Michigan economy to continue growth, but more slowly
ANN ARBOR—The citizens of Michigan are better off on average in 1995 than they have been in the past 25 years, as measured by real per capita income. But what does the future hold?
”The Michigan economy will continue to grow, but more slowly over the next two years than it has in the past two years,” said University of Michigan economists Joan P. Crary, George A. Fulton and Prof. Saul H. Hymans.
The forecast, compiled by the U-M Research Seminar in Quantitative Economics, was presented at the 43rd annual Conference on the Economic Outlook on Friday (Nov. 17) at U-M.
The economists noted that they expect ”continued but more moderate growth” in employment for 1996 and 1997. Job growth for 1995, which was estimated to be a ”healthy” 2.6 percent, ”is still almost a percentage point lower than the vigorous growth of 3.5 percent recorded for 1994,” they noted.
”Job growth continues to slow to 1.6 percent for 1996 and edges up to 1.8 percent for 1997—about on par with the average job growth over the past decade.”
In raw numbers, the economists forecast increases of 70,100 jobs for 1996 and 78,400 jobs for 1997.
Job growth will vary by sector. After two years of solid growth, including a 2.2 percent increase for 1995, employment in the manufacturing sector will register small declines of 0.5 percent (4,900 jobs) for 1996 and 0.1 percent (900 jobs) for 1997.
Weakness in the manufacturing sector in 1996 ”reflects our projection of little movement in vehicle production, coinciding with the auto industry’s continued push for productivity gains within its work force” and a ”considerable slowing” of industrial equipment investment. The slight improvement in 1997 is a reflection of a bit more growth in the U.S. economy for that year.
After an increase of 3.3 percent in 1995, private non- manufacturing employment will increase by 2.9 percent in 1996 and 2.8 percent in 1997—an addition of about 75,000 jobs each year.
The slowdown in 1996 in the private non-manufacturing sector ”can be attributed largely to the construction industry, which grew at a torrid and unsustainable pace of 10.6 percent in 1995.” The slight decline in non- manufacturing in 1997 is ”almost all due to smaller job contributions from retail trade.” The only private non- manufacturing industry that loses jobs over the forecast period is mining, in large part due to the closing of the copper mine owned by Copper Range Inc., in the Upper Peninsula.
Employment in the government sector has been stagnant throughout the 1990s, and the economists expect little change over the next two years. ”A year of modest growth in 1995, amounting to 0.5 percent, is followed by a decline of 0.1 in 1996, before a rebound to 0.7 percent in 1997,” they said.
The economists expect ”an upward drift in the unemployment rate from its October 1995 reading of 4.4 percent to an average of 5 percent for 1996 and 5.3 percent for 1997.” Despite the upward drift, ”the number of persons unemployed remains low and the labor market of 1996-97 is best characterized as moderately tight,” they pointed out.

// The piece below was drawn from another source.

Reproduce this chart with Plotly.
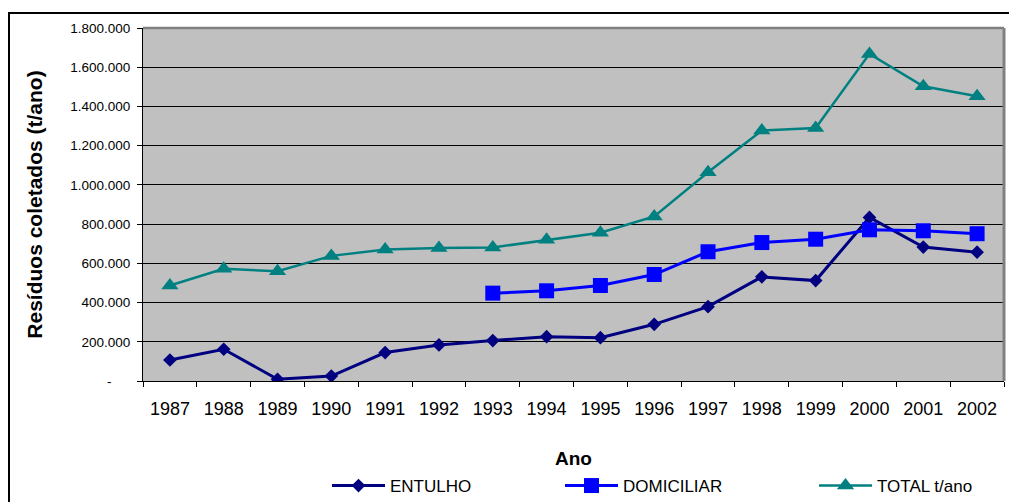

Inflation, ”expected to rise somewhat” between now and the end of 1997, will ”remain in the comfort zone.” Local inflation will rise from 2.3 percent for 1996 to 3.5 percent for 1997.
Growth in personal income will slow ”from its vigorous pace of 7.1 percent estimated for 1995” to 4.6 percent in 1996 and 5 percent in 1997. The growth in real disposable income, or consumer purchasing power, will slip from 3.7 percent in 1995 to 2.6 percent in 1996 due to the moderating growth in income, and to 1.8 percent in 1997, as the increase in inflation dominates modest income growth.
Despite solid economic growth, recently enacted tax changes have reduced the state’s GFGP (General Fund General Purpose) revenues. The tax changes come under two broad categories: property tax reform, or Proposal A, and changes that were part of a tax cut package designed to keep fiscal 1995 state tax revenues below the ceiling defined in the Headlee Amendment.
The tax changes have produced a 1.6 percent decline in total GFGP tax revenues to $7.84 billion for fiscal 1995. The economists project ”meager growth” of 1.2 percent in 1996 to in 1997. Consequently, ”there will be little support for additional discretionary spending over the next two fiscal years,” they said.